PROBLEM DETAILS: Only the lines from the start of the data through the line with "(fTL) -- (fTR);" belong in the copy. Restate them word for word, minus the pictures.

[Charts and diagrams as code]

----

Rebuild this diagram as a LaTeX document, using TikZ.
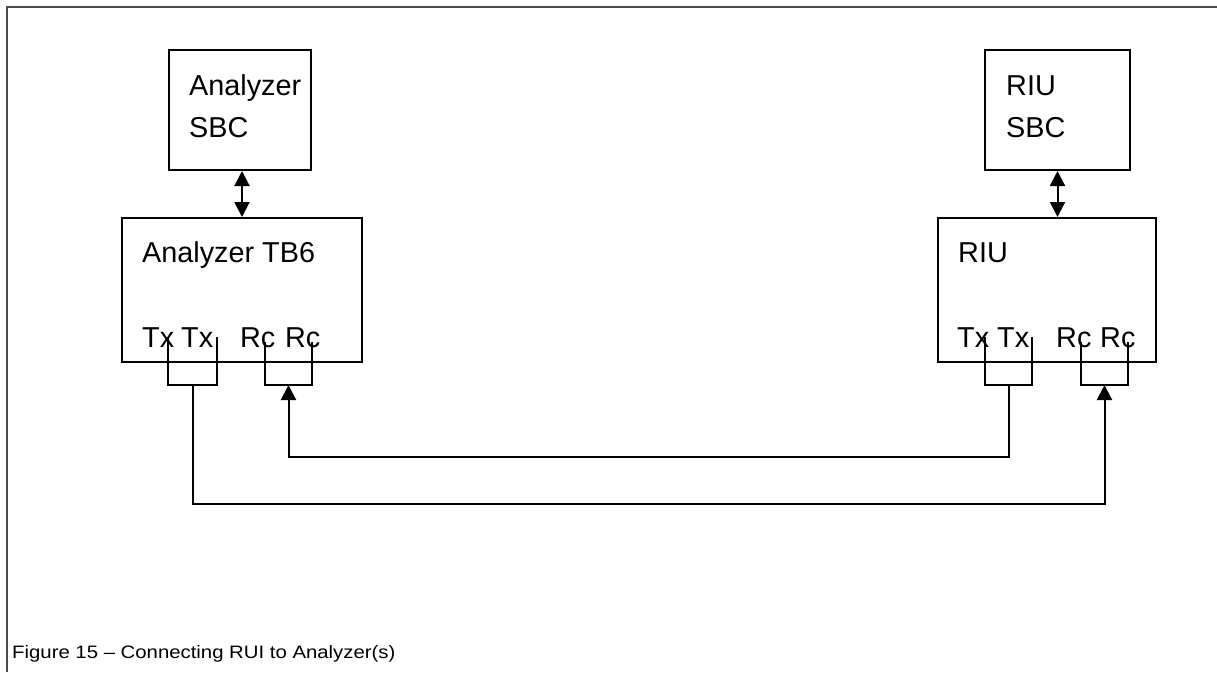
\documentclass[tikz,border=0pt]{standalone}
\usepackage{fontspec}
\setmainfont{Liberation Sans}
\newfontfamily\capfont[FakeStretch=1.13]{Liberation Sans}
\usetikzlibrary{arrows.meta}
\begin{document}
\begin{tikzpicture}[x=1pt,y=-1pt,
  box/.style={draw, line width=2pt, rectangle, anchor=north west, inner sep=0pt},
  lbl/.style={anchor=base west, inner sep=0pt, font=\fontsize{28.8}{34}\selectfont},
  caption/.style={anchor=base west, inner sep=0pt, font=\capfont\fontsize{18}{21}\selectfont},
  wire/.style={line width=2pt},
  tip/.style={-{Triangle[length=15pt,width=15pt]}},
  arr/.style={wire, tip},
  darr/.style={wire, {Triangle[length=15pt,width=15pt]}-{Triangle[length=15pt,width=15pt]}},
  frame/.style={draw=black!70, line width=2pt},
]
\useasboundingbox (0,0) rectangle (1217,672);

% page frame (only top and left edges fall inside)
\coordinate (fBL) at (7,672);
\coordinate (fTL) at (7,7);
\coordinate (fTR) at (1217,7);
\draw[frame] (fBL) -- (fTL) -- (fTR);

% boxes
\node[box, minimum width=142pt, minimum height=120pt] (sbcA) at (168,49) {};
\node[box, minimum width=240pt, minimum height=144pt] (tbA) at (121,217) {};
\node[box, minimum width=145pt, minimum height=120pt] (sbcR) at (984,49) {};
\node[box, minimum width=218pt, minimum height=144pt] (riu) at (937,217) {};

% box titles
\node[lbl] (sbcAt1) at (189,95) {Analyzer};
\node[lbl] (sbcAt2) at (189,137) {SBC};
\node[lbl] (tbAt) at (142,262) {Analyzer TB6};
\node[lbl] (sbcRt1) at (1006,95) {RIU};
\node[lbl] (sbcRt2) at (1006,137) {SBC};
\node[lbl] (riut) at (958,262) {RIU};

% terminal labels
\node[lbl] (aTxl1) at (142,347) {Tx};
\node[lbl] (aTxl2) at (181,347) {Tx};
\node[lbl] (aRcl1) at (240,347) {Rc};
\node[lbl] (aRcl2) at (285,347) {Rc};
\node[lbl] (rTxl1) at (957,347) {Tx};
\node[lbl] (rTxl2) at (997,347) {Tx};
\node[lbl] (rRcl1) at (1056,347) {Rc};
\node[lbl] (rRcl2) at (1100,347) {Rc};

% terminal pins and their bridging brackets
\coordinate (aT1) at (168,337);
\coordinate (aT2) at (217,337);
\coordinate (aR1) at (265,342);
\coordinate (aR2) at (312,342);
\coordinate (aTx) at (192.5,385);
\coordinate (aRc) at (288.5,385);
\coordinate (rT1) at (985,337);
\coordinate (rT2) at (1032,337);
\coordinate (rR1) at (1081,342);
\coordinate (rR2) at (1128,342);
\coordinate (rTx) at (1008.5,385);
\coordinate (rRc) at (1104.5,385);

\draw[wire] (aT1) |- (aTx) -| (aT2);
\draw[wire] (aR1) |- (aRc) -| (aR2);
\draw[wire] (rT1) |- (rTx) -| (rT2);
\draw[wire] (rR1) |- (rRc) -| (rR2);

% SBC links
\draw[darr] (sbcA.south -| tbA.north) -- (tbA.north);
\draw[darr] (sbcR.south) -- (sbcR.south |- riu.north);

% serial cross-over wiring
\coordinate (busRc) at (0,457);
\coordinate (busTx) at (0,504);
\draw[arr] (rTx) -- (rTx |- busRc) -| (aRc);
\draw[arr] (aTx) -- (aTx |- busTx) -| (rRc);

% caption
\node[caption] (cap) at (12,658) {Figure 15 – Connecting RUI to Analyzer(s)};
\end{tikzpicture}
\end{document}
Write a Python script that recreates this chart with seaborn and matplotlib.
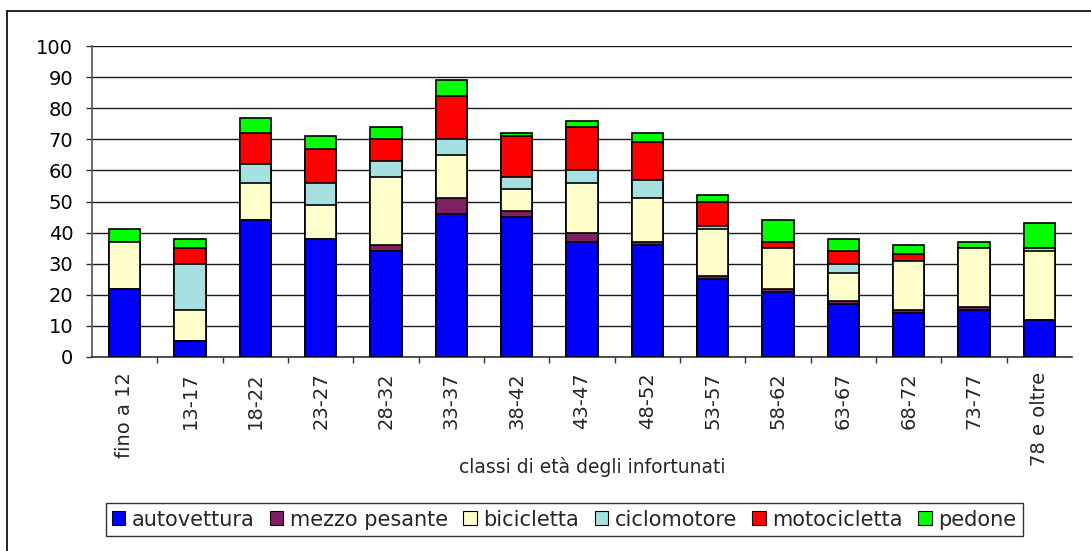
import numpy as np
import pandas as pd
import matplotlib
matplotlib.use("Agg")
import matplotlib.pyplot as plt
from matplotlib.patches import Patch, Rectangle
import seaborn as sns

# Age classes and number of injured per vehicle type
categories = ["fino a 12", "13-17", "18-22", "23-27", "28-32", "33-37", "38-42",
              "43-47", "48-52", "53-57", "58-62", "63-67", "68-72", "73-77", "78 e oltre"]
autovettura = [22, 5, 44, 38, 34, 46, 45, 37, 36, 25, 21, 17, 14, 15, 12]
mezzo_pesante = [0, 0, 0, 0, 2, 5, 2, 3, 1, 1, 1, 1, 1, 1, 0]
bicicletta = [15, 10, 12, 11, 22, 14, 7, 16, 14, 15, 13, 9, 16, 19, 22]
ciclomotore = [0, 15, 6, 7, 5, 5, 4, 4, 6, 1, 0, 3, 0, 0, 1]
motocicletta = [0, 5, 10, 11, 7, 14, 13, 14, 12, 8, 2, 4, 2, 0, 0]
pedone = [4, 3, 5, 4, 4, 5, 1, 2, 3, 2, 7, 4, 3, 2, 8]

series_names = ["autovettura", "mezzo pesante", "bicicletta", "ciclomotore",
                "motocicletta", "pedone"]
series_values = [autovettura, mezzo_pesante, bicicletta, ciclomotore,
                 motocicletta, pedone]
colors = ["#0000FF", "#802060", "#FFFFCC", "#A6E0E0", "#FF0000", "#00FF00"]
y_ticks = list(range(0, 101, 10))

sns.set_style("white")
plt.rcParams["font.family"] = ["DejaVu Sans"]

fig = plt.figure(figsize=(10.91, 5.51), dpi=100)
W, H = 1091, 551
ax = fig.add_axes([92 / W, 1 - 357 / H, (1072 - 92) / W, (357 - 46) / H])

# Stacked bars: cumulative totals drawn from the top layer down
df = pd.DataFrame(dict(zip(series_names, series_values)), index=categories)
cum = df.cumsum(axis=1)
for name, col in reversed(list(zip(series_names, colors))):
    sns.barplot(x=categories, y=cum[name].values, color=col, saturation=1,
                width=0.48, edgecolor="black", linewidth=1.2, errorbar=None,
                ax=ax, zorder=3)

ax.set_xlim(-0.5, len(categories) - 0.5)
ax.set_ylim(0, 100)
ax.set_yticks(y_ticks)
ax.yaxis.grid(True, color="#1a1a1a", linewidth=1.0, zorder=0)
ax.xaxis.grid(False)
ax.set_axisbelow(True)

for s in ["top", "right"]:
    ax.spines[s].set_visible(False)
ax.spines["left"].set_color("#555555")
ax.spines["left"].set_linewidth(1.2)
ax.spines["bottom"].set_color("#333333")
ax.spines["bottom"].set_linewidth(1.2)

ax.tick_params(axis="y", which="major", direction="out", length=4.5, width=1,
               color="#333333", pad=9, labelsize=14, labelcolor="black", left=True)
# category labels centred, tick marks between categories
ax.set_xticks(range(len(categories)))
ax.set_xticklabels(categories, rotation=90, fontsize=14, va="top", ha="center")
ax.set_xticks(np.arange(0.5, len(categories) - 0.5, 1.0), minor=True)
ax.tick_params(axis="x", which="major", length=0, pad=11)
ax.tick_params(axis="x", which="minor", direction="out", length=4.5, width=1,
               color="#333333", bottom=True)
ax.set_xlabel("")
ax.set_ylabel("")

fig.text(592 / W, 1 - 467 / H, "classi di età degli infortunati", fontsize=13.5,
         ha="center", va="center")

handles = [Patch(facecolor=c, edgecolor="black", linewidth=0.8, label=n)
           for n, c in zip(series_names, colors)]
leg = fig.legend(handles=handles, loc="center", bbox_to_anchor=(564 / W, 1 - 519.5 / H),
                 ncol=6, frameon=True, fontsize=15, handlelength=0.65,
                 handleheight=0.65, handletextpad=0.3, columnspacing=0.75,
                 borderpad=0.3, fancybox=False, borderaxespad=0)
leg.get_frame().set_edgecolor("black")
leg.get_frame().set_linewidth(1.0)

# outer chart frame
fig.patches.append(Rectangle((7 / W, -0.1), 1.2, (H - 11) / H + 0.1,
                             transform=fig.transFigure, fill=False,
                             edgecolor="black", linewidth=1.2))

fig.savefig("out.png", dpi=100)
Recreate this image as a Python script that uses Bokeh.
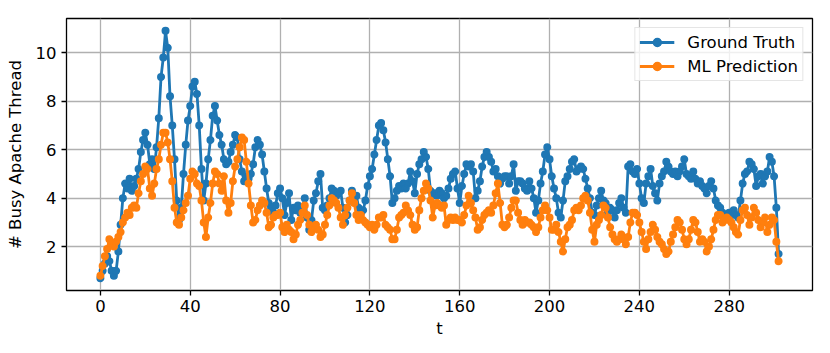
from bokeh.plotting import figure
from bokeh.models import FixedTicker, Range1d
from bokeh.embed import file_html
from bokeh.resources import INLINE

ground_truth = [
    0.7, 1.0, 1.3, 1.6, 1.4, 1.0, 0.8, 1.0, 1.8, 2.9,
    4.0, 4.6, 4.4, 4.8, 4.3, 4.5, 4.8, 5.2, 5.9, 6.4,
    6.7, 6.2, 5.4, 5.6, 5.2, 6.1, 7.3, 9.0, 9.8, 10.9,
    10.2, 8.2, 7.0, 5.6, 3.9, 3.1, 3.6, 5.0, 6.2, 7.2,
    7.8, 8.6, 8.8, 8.3, 7.0, 5.2, 3.9, 4.6, 5.6, 6.4,
    7.4, 7.8, 7.2, 6.6, 6.2, 5.6, 5.4, 5.5, 5.9, 6.2,
    6.6, 6.5, 5.6, 5.1, 4.7, 4.9, 4.8, 5.0, 5.4, 6.1,
    6.4, 6.2, 5.8, 5.1, 4.4, 3.8, 3.6, 3.4, 3.7, 4.2,
    4.4, 4.0, 3.3, 3.8, 4.2, 3.1, 3.6, 3.5, 3.7, 3.4,
    3.6, 4.0, 3.2, 2.7, 3.1, 3.9, 4.2, 4.7, 5.0, 3.6,
    3.5, 3.7, 4.0, 4.4, 4.3, 4.1, 4.2, 4.3, 3.6, 3.0,
    3.3, 3.9, 4.3, 4.0, 4.1, 3.6, 3.4, 3.5, 3.9, 4.5,
    4.9, 5.2, 5.8, 6.4, 7.0, 7.1, 6.8, 6.3, 5.6, 4.9,
    3.8, 4.0, 4.3, 4.5, 4.4, 4.6, 4.4, 4.6, 5.1, 4.7,
    4.2, 5.0, 5.4, 5.6, 5.9, 5.7, 5.2, 4.3, 4.1, 4.2,
    4.1, 4.3, 4.2, 4.0, 4.1, 4.4, 4.8, 5.0, 5.1, 4.4,
    3.8, 4.5, 5.0, 5.4, 5.3, 5.4, 5.1, 4.0, 4.3, 4.7,
    5.3, 5.7, 5.9, 5.7, 5.5, 5.1, 5.2, 4.9, 4.6, 4.8,
    4.9, 4.9, 4.6, 4.9, 5.4, 4.3, 4.7, 4.7, 4.6, 4.4,
    4.3, 4.7, 4.4, 4.0, 3.4, 3.9, 4.6, 5.1, 5.8, 6.1,
    5.6, 4.9, 4.4, 4.0, 3.4, 3.2, 3.9, 4.7, 4.9, 5.2,
    5.5, 5.6, 5.1, 5.2, 5.3, 5.2, 4.8, 4.4, 4.0, 3.4,
    3.3, 3.7, 4.0, 4.3, 3.9, 3.8, 3.4, 3.6, 3.5, 3.2,
    3.5, 3.8, 4.0, 3.6, 3.4, 5.3, 5.4, 5.1, 5.0, 5.2,
    4.6, 4.0, 3.8, 4.6, 4.9, 5.2, 4.5, 4.2, 3.9, 4.6,
    4.9, 5.1, 5.5, 5.3, 5.1, 5.0, 5.1, 4.9, 5.1, 5.3,
    5.6, 5.0, 4.9, 4.8, 5.1, 4.8, 4.6, 4.7, 4.5, 4.4,
    4.2, 4.5, 4.7, 4.4, 3.9, 3.7, 3.6, 3.4, 3.3, 3.2,
    3.4, 3.3, 3.5, 3.3, 3.2, 3.9, 4.6, 5.0, 5.1, 5.5,
    5.4, 5.2, 4.5, 4.9, 5.0, 4.6, 4.9, 5.1, 5.7, 5.5,
    4.9, 3.6, 1.7,
]

# ML prediction (orange)
ml_prediction = [
    0.8, 1.2, 1.6, 1.9, 2.3, 2.1, 2.0, 2.2, 2.4, 2.6,
    3.0, 3.2, 3.4, 3.3, 3.6, 3.7, 3.6, 4.2, 4.7, 5.0,
    5.3, 5.2, 4.4, 4.1, 4.6, 5.2, 5.6, 6.2, 6.7, 6.7,
    6.3, 5.6, 4.7, 3.6, 3.0, 2.9, 3.2, 3.5, 3.8, 4.1,
    4.8, 5.1, 5.0, 4.6, 4.5, 3.9, 3.0, 2.4, 3.2, 3.8,
    4.6, 5.1, 5.0, 4.6, 4.3, 4.9, 3.9, 3.4, 3.8, 4.7,
    5.3, 5.6, 6.1, 6.5, 6.4, 5.5, 4.6, 3.7, 3.0, 3.1,
    3.5, 3.7, 3.9, 3.8, 3.4, 2.8, 2.9, 3.2, 3.3, 3.3,
    3.4, 2.8, 2.6, 2.9, 2.7, 2.6, 2.3, 2.5, 2.9, 3.1,
    3.4, 3.7, 3.3, 2.9, 2.6, 2.8, 2.9, 2.7, 2.4, 2.5,
    2.9, 3.3, 3.7, 4.0, 3.9, 3.8, 3.6, 3.2, 2.9, 3.3,
    3.6, 3.9, 4.2, 3.8, 3.3, 3.1, 3.3, 3.1, 3.0, 2.9,
    2.8, 2.9, 2.7, 2.9, 3.2, 3.2, 3.3, 2.9, 2.8, 2.7,
    2.3, 2.3, 2.7, 3.2, 3.3, 3.4, 3.7, 3.5, 3.3, 2.9,
    2.7, 2.8, 3.5, 4.0, 4.3, 4.6, 4.4, 3.9, 3.2, 3.7,
    3.8, 3.7, 3.6, 3.7, 2.9, 3.1, 3.2, 3.1, 3.2, 3.1,
    3.1, 3.0, 3.3, 3.7, 4.1, 3.8, 3.5, 3.2, 2.7, 2.8,
    3.1, 3.3, 3.4, 3.5, 3.4, 3.7, 4.2, 4.6, 3.8, 2.9,
    2.8, 2.9, 3.2, 3.6, 3.9, 3.9, 3.4, 3.1, 2.9, 3.1,
    3.0, 3.0, 2.9, 2.8, 2.6, 2.8, 3.2, 3.5, 3.7, 3.5,
    3.2, 2.7, 2.7, 2.9, 2.6, 2.2, 1.8, 2.3, 2.8, 2.9,
    3.1, 3.5, 3.6, 3.5, 3.7, 4.0, 4.1, 3.9, 3.4, 2.7,
    2.2, 2.9, 3.1, 3.3, 3.7, 3.6, 3.2, 2.8, 2.5, 2.3,
    2.2, 2.3, 2.5, 2.3, 2.1, 2.4, 3.0, 3.4, 3.4, 3.3,
    3.0, 2.6, 2.2, 1.9, 2.3, 2.6, 2.9, 2.7, 2.4, 2.2,
    2.1, 1.9, 1.7, 1.8, 2.2, 2.5, 2.8, 3.1, 3.0, 2.7,
    2.3, 2.1, 2.3, 2.7, 3.1, 3.0, 2.6, 2.2, 2.3, 2.2,
    1.8, 2.0, 2.3, 2.7, 3.1, 3.3, 3.3, 3.0, 3.1, 3.2,
    3.1, 3.0, 2.8, 2.6, 2.5, 3.1, 3.5, 3.6, 3.3, 2.9,
    3.2, 3.6, 3.4, 3.1, 2.8, 3.0, 3.2, 2.6, 2.9, 3.2,
    3.1, 2.2, 1.4,
]

t = list(range(len(ground_truth)))

x_ticks = [0, 40, 80, 120, 160, 200, 240, 280]
y_ticks = [2, 4, 6, 8, 10]
series_names = ["Ground Truth", "ML Prediction"]
series_colors = ["#1f77b4", "#ff7f0e"]

FONT = "DejaVu Sans"
FS = "16.5px"

tmin, tmax = min(t), max(t)
padx = 0.05 * (tmax - tmin)
allv = ground_truth + ml_prediction
vmin, vmax = min(allv), max(allv)
pady = 0.05 * (vmax - vmin)

p = figure(width=821, height=345, output_backend="svg", toolbar_location=None,
           x_range=Range1d(tmin - padx, tmax + padx),
           y_range=Range1d(vmin - pady, vmax + pady))
p.min_border_left = 66
p.min_border_right = 9
p.min_border_top = 18
p.min_border_bottom = 55
p.background_fill_color = "white"
p.border_fill_color = "white"
p.outline_line_color = "black"
p.outline_line_width = 1.3

for s, c, vals in zip(series_names, series_colors, [ground_truth, ml_prediction]):
    p.line(t, vals, line_color=c, line_width=2.8, legend_label=s)
    p.scatter(t, vals, size=6.5, fill_color=c, line_color=c, line_width=1.5, legend_label=s)

p.xaxis.ticker = FixedTicker(ticks=x_ticks)
p.yaxis.ticker = FixedTicker(ticks=y_ticks)
p.xaxis.axis_label = "t"
p.yaxis.axis_label = "# Busy Apache Thread"
for ax in [p.xaxis[0], p.yaxis[0]]:
    ax.axis_line_color = None
    ax.major_tick_line_color = "black"
    ax.major_tick_line_width = 1.3
    ax.major_tick_out = 5
    ax.major_tick_in = 0
    ax.minor_tick_line_color = None
    ax.major_label_text_font = FONT
    ax.major_label_text_font_size = FS
    ax.major_label_text_color = "black"
    ax.axis_label_text_font = FONT
    ax.axis_label_text_font_size = FS
    ax.axis_label_text_font_style = "normal"
    ax.axis_label_text_color = "black"
p.xaxis.major_label_standoff = 4
p.xaxis.axis_label_standoff = 4
p.yaxis.major_label_standoff = 5
p.yaxis.axis_label_standoff = 8

p.xgrid.grid_line_color = "#b0b0b0"
p.ygrid.grid_line_color = "#b0b0b0"
p.xgrid.grid_line_width = 1.3
p.ygrid.grid_line_width = 1.3

lg = p.legend[0]
lg.location = "top_right"
lg.margin = 9
lg.padding = 4
lg.spacing = 4
lg.glyph_width = 35
lg.glyph_height = 20
lg.label_height = 20
lg.label_standoff = 13
lg.label_text_font = FONT
lg.label_text_font_size = FS
lg.label_text_color = "black"
lg.border_line_color = "#cccccc"
lg.border_line_width = 1
lg.background_fill_color = "white"
lg.background_fill_alpha = 0.8

open("out.html", "w").write(file_html(p, INLINE))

----

RESPONSE TO THE EXERCISE:
Rebuild this diagram as a LaTeX document, using TikZ.
\documentclass[tikz,border=0pt]{standalone}
\usepackage{fontspec}
\setmainfont{Liberation Sans}
\newfontfamily\capfont[FakeStretch=1.13]{Liberation Sans}
\usetikzlibrary{arrows.meta}
\begin{document}
\begin{tikzpicture}[x=1pt,y=-1pt,
  box/.style={draw, line width=2pt, rectangle, anchor=north west, inner sep=0pt},
  lbl/.style={anchor=base west, inner sep=0pt, font=\fontsize{28.8}{34}\selectfont},
  caption/.style={anchor=base west, inner sep=0pt, font=\capfont\fontsize{18}{21}\selectfont},
  wire/.style={line width=2pt},
  tip/.style={-{Triangle[length=15pt,width=15pt]}},
  arr/.style={wire, tip},
  darr/.style={wire, {Triangle[length=15pt,width=15pt]}-{Triangle[length=15pt,width=15pt]}},
  frame/.style={draw=black!70, line width=2pt},
]
\useasboundingbox (0,0) rectangle (1217,672);

% page frame (only top and left edges fall inside)
\coordinate (fBL) at (7,672);
\coordinate (fTL) at (7,7);
\coordinate (fTR) at (1217,7);
\draw[frame] (fBL) -- (fTL) -- (fTR);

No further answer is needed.